We are excited and so proud to present Sol Harris's work in collaboration with Studio By The Tracks, a wonderful organization based in Birmingham, AL which provides studio space, materials, and guidance to adult artists with autism.
About the Work:
Working primarily from his imagination, Sol painted from a personal vocabulary of places, structures, and objects. The majority of his work depicts landscapes populated by houses, trees, mountains, or rivers painted on recycled cardboard or paper. His lines are bold, his brushstrokes confident, his colors dense and unassuming.
Sol was extremely prolific, painting his favorite subjects over and over with slight variation.
At the time these works were painted, Sol was living in an assisted living facility and had limited access to art supplies. Due to his extremely prolific nature, he began to create art on any material he could find. This piece is part of a series of 20 offered through STATE, and all are charmingly painted on branded "LabCorp" paper.

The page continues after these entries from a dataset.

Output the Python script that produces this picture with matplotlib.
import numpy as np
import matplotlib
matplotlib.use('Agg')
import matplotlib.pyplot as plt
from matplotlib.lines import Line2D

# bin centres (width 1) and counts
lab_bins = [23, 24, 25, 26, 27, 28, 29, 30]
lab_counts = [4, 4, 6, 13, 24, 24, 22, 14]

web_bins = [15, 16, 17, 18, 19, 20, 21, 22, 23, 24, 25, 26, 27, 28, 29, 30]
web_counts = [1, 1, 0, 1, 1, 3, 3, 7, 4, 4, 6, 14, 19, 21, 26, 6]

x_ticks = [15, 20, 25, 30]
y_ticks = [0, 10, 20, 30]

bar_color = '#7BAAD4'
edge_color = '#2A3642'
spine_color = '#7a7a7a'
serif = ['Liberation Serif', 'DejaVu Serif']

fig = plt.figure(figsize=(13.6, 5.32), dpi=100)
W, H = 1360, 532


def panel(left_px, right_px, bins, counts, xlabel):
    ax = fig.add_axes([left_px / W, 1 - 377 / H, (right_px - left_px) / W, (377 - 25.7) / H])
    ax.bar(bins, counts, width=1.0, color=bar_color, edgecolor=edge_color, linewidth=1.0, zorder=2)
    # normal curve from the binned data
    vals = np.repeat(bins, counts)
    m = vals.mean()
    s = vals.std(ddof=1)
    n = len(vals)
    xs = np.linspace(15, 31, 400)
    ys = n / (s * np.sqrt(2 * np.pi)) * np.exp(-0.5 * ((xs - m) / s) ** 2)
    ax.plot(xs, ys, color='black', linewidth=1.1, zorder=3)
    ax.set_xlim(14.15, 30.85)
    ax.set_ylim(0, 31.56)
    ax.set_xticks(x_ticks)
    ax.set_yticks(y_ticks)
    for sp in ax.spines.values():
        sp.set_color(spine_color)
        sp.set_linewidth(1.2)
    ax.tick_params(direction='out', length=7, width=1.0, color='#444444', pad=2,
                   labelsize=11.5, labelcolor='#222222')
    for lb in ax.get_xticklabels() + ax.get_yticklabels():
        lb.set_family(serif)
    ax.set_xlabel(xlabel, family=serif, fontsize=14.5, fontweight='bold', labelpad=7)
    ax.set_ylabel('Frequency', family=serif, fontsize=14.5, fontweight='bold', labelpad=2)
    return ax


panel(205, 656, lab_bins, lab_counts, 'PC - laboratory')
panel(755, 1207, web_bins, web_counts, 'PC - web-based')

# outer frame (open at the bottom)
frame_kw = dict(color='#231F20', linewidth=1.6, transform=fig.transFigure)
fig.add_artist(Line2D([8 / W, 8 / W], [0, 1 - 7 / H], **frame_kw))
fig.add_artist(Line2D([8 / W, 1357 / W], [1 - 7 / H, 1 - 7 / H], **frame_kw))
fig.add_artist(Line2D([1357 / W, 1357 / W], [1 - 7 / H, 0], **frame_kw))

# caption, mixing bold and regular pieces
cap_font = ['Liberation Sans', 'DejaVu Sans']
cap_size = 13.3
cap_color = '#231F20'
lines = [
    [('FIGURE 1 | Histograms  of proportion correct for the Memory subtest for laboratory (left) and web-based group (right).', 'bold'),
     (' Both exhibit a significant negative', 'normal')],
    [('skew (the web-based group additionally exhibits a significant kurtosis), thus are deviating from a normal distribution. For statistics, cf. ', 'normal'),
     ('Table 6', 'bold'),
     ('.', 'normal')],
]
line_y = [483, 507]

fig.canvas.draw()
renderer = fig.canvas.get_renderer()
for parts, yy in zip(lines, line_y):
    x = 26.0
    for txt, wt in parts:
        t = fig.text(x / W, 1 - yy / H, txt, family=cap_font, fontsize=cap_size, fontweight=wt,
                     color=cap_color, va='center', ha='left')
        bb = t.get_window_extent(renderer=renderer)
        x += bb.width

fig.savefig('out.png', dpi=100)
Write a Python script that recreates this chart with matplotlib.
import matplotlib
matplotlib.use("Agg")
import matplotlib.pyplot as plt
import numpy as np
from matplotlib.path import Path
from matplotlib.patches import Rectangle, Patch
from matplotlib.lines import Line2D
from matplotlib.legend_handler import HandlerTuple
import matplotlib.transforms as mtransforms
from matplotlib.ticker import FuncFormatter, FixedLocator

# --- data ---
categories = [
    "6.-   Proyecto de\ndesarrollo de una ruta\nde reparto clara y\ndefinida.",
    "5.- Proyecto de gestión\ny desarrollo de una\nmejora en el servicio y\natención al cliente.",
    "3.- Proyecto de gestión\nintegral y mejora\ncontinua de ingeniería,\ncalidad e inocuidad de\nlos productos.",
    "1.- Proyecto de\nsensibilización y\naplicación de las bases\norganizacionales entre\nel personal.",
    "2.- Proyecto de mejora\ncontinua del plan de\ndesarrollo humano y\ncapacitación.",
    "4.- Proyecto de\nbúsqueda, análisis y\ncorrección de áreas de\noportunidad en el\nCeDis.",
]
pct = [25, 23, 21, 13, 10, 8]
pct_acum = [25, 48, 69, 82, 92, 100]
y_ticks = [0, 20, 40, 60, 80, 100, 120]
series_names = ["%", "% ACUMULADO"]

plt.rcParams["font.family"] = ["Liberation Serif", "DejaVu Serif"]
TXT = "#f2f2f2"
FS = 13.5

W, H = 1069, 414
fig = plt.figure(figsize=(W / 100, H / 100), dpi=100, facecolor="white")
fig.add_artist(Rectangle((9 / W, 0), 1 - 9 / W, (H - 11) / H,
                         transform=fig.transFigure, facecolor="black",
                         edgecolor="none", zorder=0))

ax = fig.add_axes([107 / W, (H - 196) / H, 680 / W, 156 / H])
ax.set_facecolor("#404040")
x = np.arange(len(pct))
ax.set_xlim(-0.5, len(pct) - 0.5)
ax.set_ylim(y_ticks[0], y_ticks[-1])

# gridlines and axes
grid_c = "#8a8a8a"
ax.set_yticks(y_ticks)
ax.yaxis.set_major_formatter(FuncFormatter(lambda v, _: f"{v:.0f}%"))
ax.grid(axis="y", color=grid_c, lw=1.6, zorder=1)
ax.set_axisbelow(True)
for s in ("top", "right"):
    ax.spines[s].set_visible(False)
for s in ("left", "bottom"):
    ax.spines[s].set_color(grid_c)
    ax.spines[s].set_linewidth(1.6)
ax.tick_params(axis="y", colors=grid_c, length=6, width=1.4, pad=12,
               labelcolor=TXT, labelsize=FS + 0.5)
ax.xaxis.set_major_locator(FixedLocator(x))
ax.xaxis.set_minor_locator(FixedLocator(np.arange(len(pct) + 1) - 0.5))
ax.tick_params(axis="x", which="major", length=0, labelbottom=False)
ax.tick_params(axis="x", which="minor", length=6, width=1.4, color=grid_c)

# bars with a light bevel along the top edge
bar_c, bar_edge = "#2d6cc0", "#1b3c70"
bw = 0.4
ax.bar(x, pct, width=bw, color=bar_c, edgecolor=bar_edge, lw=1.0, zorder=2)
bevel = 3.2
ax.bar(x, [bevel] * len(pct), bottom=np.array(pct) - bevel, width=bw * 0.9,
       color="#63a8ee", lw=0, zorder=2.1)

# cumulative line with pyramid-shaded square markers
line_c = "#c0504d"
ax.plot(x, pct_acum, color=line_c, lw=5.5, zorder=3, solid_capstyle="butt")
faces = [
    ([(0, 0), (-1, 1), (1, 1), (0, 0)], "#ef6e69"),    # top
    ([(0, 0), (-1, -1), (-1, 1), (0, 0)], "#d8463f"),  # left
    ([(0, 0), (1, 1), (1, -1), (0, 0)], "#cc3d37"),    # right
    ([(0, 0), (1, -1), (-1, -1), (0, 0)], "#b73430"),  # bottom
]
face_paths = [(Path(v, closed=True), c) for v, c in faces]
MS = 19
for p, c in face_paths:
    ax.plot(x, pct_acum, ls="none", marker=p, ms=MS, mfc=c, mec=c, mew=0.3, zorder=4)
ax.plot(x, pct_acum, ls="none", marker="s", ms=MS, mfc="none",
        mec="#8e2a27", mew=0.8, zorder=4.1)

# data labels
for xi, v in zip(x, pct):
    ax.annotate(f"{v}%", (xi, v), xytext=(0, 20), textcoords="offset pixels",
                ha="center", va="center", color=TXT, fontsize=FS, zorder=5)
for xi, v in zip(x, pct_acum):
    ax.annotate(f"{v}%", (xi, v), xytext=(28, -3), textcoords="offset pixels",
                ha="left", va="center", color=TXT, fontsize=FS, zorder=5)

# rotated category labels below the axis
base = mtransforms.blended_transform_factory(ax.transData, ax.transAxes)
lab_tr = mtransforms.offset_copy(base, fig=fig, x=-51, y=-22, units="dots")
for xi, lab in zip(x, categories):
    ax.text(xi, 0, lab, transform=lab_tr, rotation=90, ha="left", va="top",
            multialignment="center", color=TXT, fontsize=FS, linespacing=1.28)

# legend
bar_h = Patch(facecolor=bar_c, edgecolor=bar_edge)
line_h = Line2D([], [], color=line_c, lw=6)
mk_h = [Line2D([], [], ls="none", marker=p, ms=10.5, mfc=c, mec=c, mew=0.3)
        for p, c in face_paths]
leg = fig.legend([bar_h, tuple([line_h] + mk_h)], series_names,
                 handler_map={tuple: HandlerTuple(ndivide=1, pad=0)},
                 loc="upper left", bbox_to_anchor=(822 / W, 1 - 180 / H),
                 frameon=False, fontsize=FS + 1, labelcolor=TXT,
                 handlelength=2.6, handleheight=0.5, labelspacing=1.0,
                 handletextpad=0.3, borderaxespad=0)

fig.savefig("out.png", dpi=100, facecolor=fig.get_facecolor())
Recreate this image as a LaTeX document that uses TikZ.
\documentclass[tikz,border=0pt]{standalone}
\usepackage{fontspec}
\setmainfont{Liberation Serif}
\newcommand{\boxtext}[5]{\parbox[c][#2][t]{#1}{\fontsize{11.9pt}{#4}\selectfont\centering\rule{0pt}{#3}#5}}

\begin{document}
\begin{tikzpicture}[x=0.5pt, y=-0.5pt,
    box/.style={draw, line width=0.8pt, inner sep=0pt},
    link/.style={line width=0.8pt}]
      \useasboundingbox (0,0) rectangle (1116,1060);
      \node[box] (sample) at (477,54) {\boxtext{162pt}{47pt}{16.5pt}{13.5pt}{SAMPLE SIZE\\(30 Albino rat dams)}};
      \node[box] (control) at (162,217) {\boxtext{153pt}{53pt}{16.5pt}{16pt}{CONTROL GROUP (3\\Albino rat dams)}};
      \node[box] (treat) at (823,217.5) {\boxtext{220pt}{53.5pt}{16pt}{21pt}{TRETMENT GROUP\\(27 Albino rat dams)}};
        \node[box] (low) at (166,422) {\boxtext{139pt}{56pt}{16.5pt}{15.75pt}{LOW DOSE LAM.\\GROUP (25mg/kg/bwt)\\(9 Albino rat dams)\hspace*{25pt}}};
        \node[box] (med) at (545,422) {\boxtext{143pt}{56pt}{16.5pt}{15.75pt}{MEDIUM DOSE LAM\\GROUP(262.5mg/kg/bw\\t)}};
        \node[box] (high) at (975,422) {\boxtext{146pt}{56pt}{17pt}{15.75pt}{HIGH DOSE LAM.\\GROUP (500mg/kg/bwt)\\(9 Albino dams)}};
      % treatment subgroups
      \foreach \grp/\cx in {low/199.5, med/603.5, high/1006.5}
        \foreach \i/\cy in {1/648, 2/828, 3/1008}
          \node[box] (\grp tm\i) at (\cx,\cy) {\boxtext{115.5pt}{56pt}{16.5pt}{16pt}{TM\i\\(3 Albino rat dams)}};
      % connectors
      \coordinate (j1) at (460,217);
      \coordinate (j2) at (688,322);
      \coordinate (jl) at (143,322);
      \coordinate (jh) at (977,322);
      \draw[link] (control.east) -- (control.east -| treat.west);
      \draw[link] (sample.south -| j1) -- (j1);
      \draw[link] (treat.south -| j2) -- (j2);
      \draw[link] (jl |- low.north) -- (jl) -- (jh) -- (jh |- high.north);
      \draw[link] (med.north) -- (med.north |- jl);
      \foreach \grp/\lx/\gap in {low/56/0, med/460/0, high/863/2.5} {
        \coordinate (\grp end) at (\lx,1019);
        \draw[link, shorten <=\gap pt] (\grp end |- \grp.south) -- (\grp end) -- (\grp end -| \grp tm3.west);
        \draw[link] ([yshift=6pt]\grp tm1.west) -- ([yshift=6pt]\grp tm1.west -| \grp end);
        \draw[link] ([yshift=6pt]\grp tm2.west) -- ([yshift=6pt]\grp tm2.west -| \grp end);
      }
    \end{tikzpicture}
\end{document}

Each measures 8.5" x 8.5", and will be shipped unframed.
About the Artist:
Sol Harris did not begin making artwork regularly until he started coming to Studio By The Tracks more than 10 years ago. From the outset, Harris had a confident hand and quickly developed a style characterized by saturated colors and robust linework. He preferred to pull his imagery from internal sources, almost exclusively drawing on his imagination and experiences. His landscapes, quite different from those of his native Birmingham, are most likely modeled on those encountered visiting family outside of the city.
After a serious illness, Harris moved into residential care. Finding his activities limited in his new home, he directed more and more energy toward making. It was during this time that new images, such as water pitchers, began to appear. This is also when recycled materials became a larger part of his work–his resourcefulness allowing him to become even more prolific.
While Harris was always ready to discuss his work, he never felt the need to interpret its content. His catalog of images–houses, huts, rivers, trees, mountains, rocks, and more–remains an undefined yet familiar vocabulary. Sadly, Sol Harris passed in the winter of 2020, leaving behind a rich, plentiful body of work full of open-ended stories and uncharted places.